— START OF SOURCE MATERIAL —

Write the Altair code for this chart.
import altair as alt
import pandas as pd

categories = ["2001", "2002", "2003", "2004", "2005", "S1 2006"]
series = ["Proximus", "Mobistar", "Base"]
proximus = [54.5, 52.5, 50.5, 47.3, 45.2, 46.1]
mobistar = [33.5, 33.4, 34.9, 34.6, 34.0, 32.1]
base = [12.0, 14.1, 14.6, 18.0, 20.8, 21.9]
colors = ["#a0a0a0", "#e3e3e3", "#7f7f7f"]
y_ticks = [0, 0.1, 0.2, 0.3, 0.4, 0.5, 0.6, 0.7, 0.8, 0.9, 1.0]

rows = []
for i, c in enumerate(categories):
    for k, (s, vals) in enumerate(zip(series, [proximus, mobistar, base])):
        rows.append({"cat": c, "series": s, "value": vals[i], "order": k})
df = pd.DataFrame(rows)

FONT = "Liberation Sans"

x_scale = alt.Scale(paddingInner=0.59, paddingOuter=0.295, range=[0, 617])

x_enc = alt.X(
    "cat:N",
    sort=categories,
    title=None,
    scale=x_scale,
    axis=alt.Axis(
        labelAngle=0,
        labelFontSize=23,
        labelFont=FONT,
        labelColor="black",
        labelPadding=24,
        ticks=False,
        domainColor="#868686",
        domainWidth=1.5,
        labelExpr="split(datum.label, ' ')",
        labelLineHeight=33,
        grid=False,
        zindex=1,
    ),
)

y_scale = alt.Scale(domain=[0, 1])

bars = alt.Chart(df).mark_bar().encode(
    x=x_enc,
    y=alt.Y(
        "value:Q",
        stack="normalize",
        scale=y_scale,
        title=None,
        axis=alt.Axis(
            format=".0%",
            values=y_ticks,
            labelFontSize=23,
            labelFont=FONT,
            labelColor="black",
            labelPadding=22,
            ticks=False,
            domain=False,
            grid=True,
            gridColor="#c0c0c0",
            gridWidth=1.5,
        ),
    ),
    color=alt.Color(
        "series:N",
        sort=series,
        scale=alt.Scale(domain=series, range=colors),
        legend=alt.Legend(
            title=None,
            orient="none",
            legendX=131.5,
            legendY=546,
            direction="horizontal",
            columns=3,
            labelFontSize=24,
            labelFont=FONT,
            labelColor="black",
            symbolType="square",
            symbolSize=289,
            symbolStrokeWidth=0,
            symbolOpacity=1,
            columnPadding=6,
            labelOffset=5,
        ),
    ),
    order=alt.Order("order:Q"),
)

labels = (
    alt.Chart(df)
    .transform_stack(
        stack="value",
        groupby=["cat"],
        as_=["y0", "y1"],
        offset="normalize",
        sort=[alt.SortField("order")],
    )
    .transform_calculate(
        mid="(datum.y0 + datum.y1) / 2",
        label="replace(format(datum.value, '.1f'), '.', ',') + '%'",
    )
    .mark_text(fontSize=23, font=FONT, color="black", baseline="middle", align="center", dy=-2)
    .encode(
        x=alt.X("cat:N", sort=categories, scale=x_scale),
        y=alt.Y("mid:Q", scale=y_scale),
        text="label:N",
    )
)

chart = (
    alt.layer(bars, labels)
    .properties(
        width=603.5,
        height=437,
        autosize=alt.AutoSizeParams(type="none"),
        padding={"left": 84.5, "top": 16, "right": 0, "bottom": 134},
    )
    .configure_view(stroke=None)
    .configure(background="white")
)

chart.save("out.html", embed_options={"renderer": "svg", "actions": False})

— END OF SOURCE MATERIAL —

→ STATED TASK:
Please reproduce each line exactly as written.

→ FULL ANSWER:
Write the Altair code for this chart.
import altair as alt
import pandas as pd

categories = ["2001", "2002", "2003", "2004", "2005", "S1 2006"]
series = ["Proximus", "Mobistar", "Base"]
proximus = [54.5, 52.5, 50.5, 47.3, 45.2, 46.1]
mobistar = [33.5, 33.4, 34.9, 34.6, 34.0, 32.1]
base = [12.0, 14.1, 14.6, 18.0, 20.8, 21.9]
colors = ["#a0a0a0", "#e3e3e3", "#7f7f7f"]
y_ticks = [0, 0.1, 0.2, 0.3, 0.4, 0.5, 0.6, 0.7, 0.8, 0.9, 1.0]

rows = []
for i, c in enumerate(categories):
    for k, (s, vals) in enumerate(zip(series, [proximus, mobistar, base])):
        rows.append({"cat": c, "series": s, "value": vals[i], "order": k})
df = pd.DataFrame(rows)

FONT = "Liberation Sans"

x_scale = alt.Scale(paddingInner=0.59, paddingOuter=0.295, range=[0, 617])

x_enc = alt.X(
    "cat:N",
    sort=categories,
    title=None,
    scale=x_scale,
    axis=alt.Axis(
        labelAngle=0,
        labelFontSize=23,
        labelFont=FONT,
        labelColor="black",
        labelPadding=24,
        ticks=False,
        domainColor="#868686",
        domainWidth=1.5,
        labelExpr="split(datum.label, ' ')",
        labelLineHeight=33,
        grid=False,
        zindex=1,
    ),
)

y_scale = alt.Scale(domain=[0, 1])

bars = alt.Chart(df).mark_bar().encode(
    x=x_enc,
    y=alt.Y(
        "value:Q",
        stack="normalize",
        scale=y_scale,
        title=None,
        axis=alt.Axis(
            format=".0%",
            values=y_ticks,
            labelFontSize=23,
            labelFont=FONT,
            labelColor="black",
            labelPadding=22,
            ticks=False,
            domain=False,
            grid=True,
            gridColor="#c0c0c0",
            gridWidth=1.5,
        ),
    ),
    color=alt.Color(
        "series:N",
        sort=series,
        scale=alt.Scale(domain=series, range=colors),
        legend=alt.Legend(
            title=None,
            orient="none",
            legendX=131.5,
            legendY=546,
            direction="horizontal",
            columns=3,
            labelFontSize=24,
            labelFont=FONT,
            labelColor="black",
            symbolType="square",
            symbolSize=289,
            symbolStrokeWidth=0,
            symbolOpacity=1,
            columnPadding=6,
            labelOffset=5,
        ),
    ),
    order=alt.Order("order:Q"),
)

labels = (
    alt.Chart(df)
    .transform_stack(
        stack="value",
        groupby=["cat"],
        as_=["y0", "y1"],
        offset="normalize",
        sort=[alt.SortField("order")],
    )
    .transform_calculate(
        mid="(datum.y0 + datum.y1) / 2",
        label="replace(format(datum.value, '.1f'), '.', ',') + '%'",
    )
    .mark_text(fontSize=23, font=FONT, color="black", baseline="middle", align="center", dy=-2)
    .encode(
        x=alt.X("cat:N", sort=categories, scale=x_scale),
        y=alt.Y("mid:Q", scale=y_scale),
        text="label:N",
    )
)

chart = (
    alt.layer(bars, labels)
    .properties(
        width=603.5,
        height=437,
        autosize=alt.AutoSizeParams(type="none"),
        padding={"left": 84.5, "top": 16, "right": 0, "bottom": 134},
    )
    .configure_view(stroke=None)
    .configure(background="white")
)

chart.save("out.html", embed_options={"renderer": "svg", "actions": False})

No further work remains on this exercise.